An analysis of existing laws related to child protection, for example in the context of the European Union’s Justice Audit, showed both the gaps in legislation, and also the fact that existing laws are not being applied, or are being interpreted in a way that restricts protection. MONUSCO has been working with child protection partners on advocating for the swift implementation of the recently adopted Child Protection Law. (January 2009) Initial Advocacy efforts resulted in the new Constitution defining the age of majority as 18 years old and the setting up of a Ministry of Justice working group to look at justice and children. The Government and child protection partners are monitoring the implementation of the 13 decrees that will allow the comprehensive new Child Protection Law to bring the expected services and results.
f- Contributing to strengthening capacity of police and other state authorities responsible for protecting children by working with partners to develop training and workshops, contributing to training organized by others.
Recent examples of training: training of trainer sessions organized around the country by MONUSCO’s CIVPOL for the Congolese National Police included sessions on child protection. Other sessions have been given to police in Kinshasa who receiving short-term training related to election security.
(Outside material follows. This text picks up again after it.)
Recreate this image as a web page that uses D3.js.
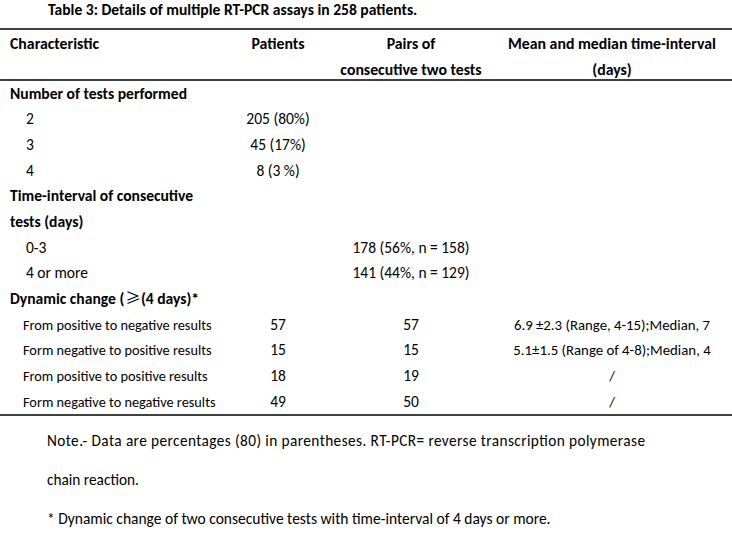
<!DOCTYPE html>
<html>
<head>
<meta charset="utf-8">
<script src="https://cdn.jsdelivr.net/npm/d3@7"></script>
<style>
  html, body { margin: 0; padding: 0; background: #fff; }
  svg { display: block; }
  text { font-family: Carlito, Lato, "Liberation Sans", sans-serif; fill: #000; }
  .cjk { font-family: "Noto Sans CJK SC", "DejaVu Sans", sans-serif; font-weight: normal; }
</style>
</head>
<body>
<svg id="chart" width="732" height="534"></svg>
<script>
// ---------- data ----------
const title = "Table 3: Details of multiple RT-PCR assays in 258 patients.";
const columnHeaders = [
  ["Characteristic"],
  ["Patients"],
  ["Pairs of", "consecutive two tests"],
  ["Mean and median time-interval", "(days)"]
];
const rowLabels = [
  "Number of tests performed", "2", "3", "4",
  "Time-interval of consecutive", "tests (days)", "0-3", "4 or more",
  "Dynamic change (\u2265(4 days)*",
  "From positive to negative results", "Form negative to positive results",
  "From positive to positive results", "Form negative to negative results"
];
const rowKinds = ["group", "item", "item", "item", "group", "group", "item", "item",
  "group", "sub", "sub", "sub", "sub"];
const patientsCol = ["", "205 (80%)", "45 (17%)", "8 (3 %)", "", "", "", "", "", "57", "15", "18", "49"];
const pairsCol = ["", "", "", "", "", "", "178 (56%, n = 158)", "141 (44%, n = 129)", "", "57", "15", "19", "50"];
const meanCol = ["", "", "", "", "", "", "", "", "",
  "6.9 \u00b12.3 (Range, 4-15);Median, 7", "5.1\u00b11.5 (Range of 4-8);Median, 4", "/", "/"];
const notes = [
  "Note.- Data are percentages (80) in parentheses. RT-PCR= reverse transcription polymerase",
  "chain reaction.",
  "* Dynamic change of two consecutive tests with time-interval of 4 days or more."
];

// ---------- layout ----------
const svg = d3.select("#chart");
const W = 732;

const y = d3.scaleLinear().domain([0, rowLabels.length - 1]).range([93, 401]);
const colX = d3.scaleOrdinal().domain([1, 2, 3]).range([278, 411, 612]);
const labelX = { group: 10, item: 26, sub: 23 };
const labelSize = { group: 15.6, item: 15.5, sub: 14.3 };

// title
svg.append("text")
  .attr("x", 48).attr("y", 15)
  .attr("font-weight", "bold").attr("font-size", 15.6)
  .text(title);

// rules
[[29, 1.6], [80, 1.6], [415, 1.6]].forEach(([yy, w]) => {
  svg.append("line").attr("x1", 0).attr("x2", W).attr("y1", yy).attr("y2", yy)
    .attr("stroke", "#000").attr("stroke-width", w);
});

// header
const headerY = [48.5, 74.5];
columnHeaders.forEach((lines, i) => {
  lines.forEach((t, j) => {
    svg.append("text")
      .attr("x", i === 0 ? 10 : colX(i))
      .attr("y", headerY[j])
      .attr("text-anchor", i === 0 ? "start" : "middle")
      .attr("font-weight", "bold").attr("font-size", 15.8)
      .text(t);
  });
});

// rows
const rows = svg.append("g");
rowLabels.forEach((lab, i) => {
  const kind = rowKinds[i];
  const base = y(i) + 5.5;
  const t = rows.append("text")
    .attr("x", labelX[kind]).attr("y", base)
    .attr("font-weight", kind === "group" ? "bold" : "normal")
    .attr("font-size", labelSize[kind]);
  // render the CJK-style "≥" sign with a CJK font, as in the source document
  lab.split(/(\u2265)/).forEach(part => {
    if (!part) return;
    const ts = t.append("tspan").text(part);
    if (part === "\u2265") ts.attr("class", "cjk").attr("dx", 1);
  });
  [patientsCol, pairsCol, meanCol].forEach((col, c) => {
    if (col[i]) {
      rows.append("text")
        .attr("x", colX(c + 1)).attr("y", base)
        .attr("text-anchor", "middle")
        .attr("font-size", c === 2 ? 14.8 : 15.5)
        .text(col[i]);
    }
  });
});

// notes
const note0 = svg.append("text").attr("x", 47).attr("y", 446).attr("font-size", 15.3).text(notes[0]);
note0.attr("textLength", 598).attr("lengthAdjust", "spacing");
svg.append("text").attr("x", 47).attr("y", 485).attr("font-size", 15.3).text(notes[1]);
svg.append("text").attr("x", 47).attr("y", 524).attr("font-size", 15.5).text(notes[2]);
</script>
</body>
</html>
With the Ministry of Justice, MONUSCO Child Protection Section regularly organized workshops – in its field offices - for judicial authorities and those who work with the police to ensure children in conflict with the law or children victims have access to relevant protection in the judicial system.
g- Raising awareness of the risks of exploitation of children in the electoral process and developing sensitization work on this issue with partners;
Some people ask what has child protection go to do with the elections, as children under the age of 18 do not have the right to vote. But they do have a right to participate in meetings, express their views, and support a political party – providing it is voluntary. Concerns regarding children and the electoral process are centered on the mobilization of children through offer of financial or other reward – street children are particularly vulnerable in this regard. More serious is the risk that they could be paid to create disturbances as well as getting caught up in electoral violence. These issues have been summarized in a Guide du Sensibilisateur sur la Protection de l’Enfant et Les Elections produced by a mixed government/NGO commission with MONUSCO and UNICEF support.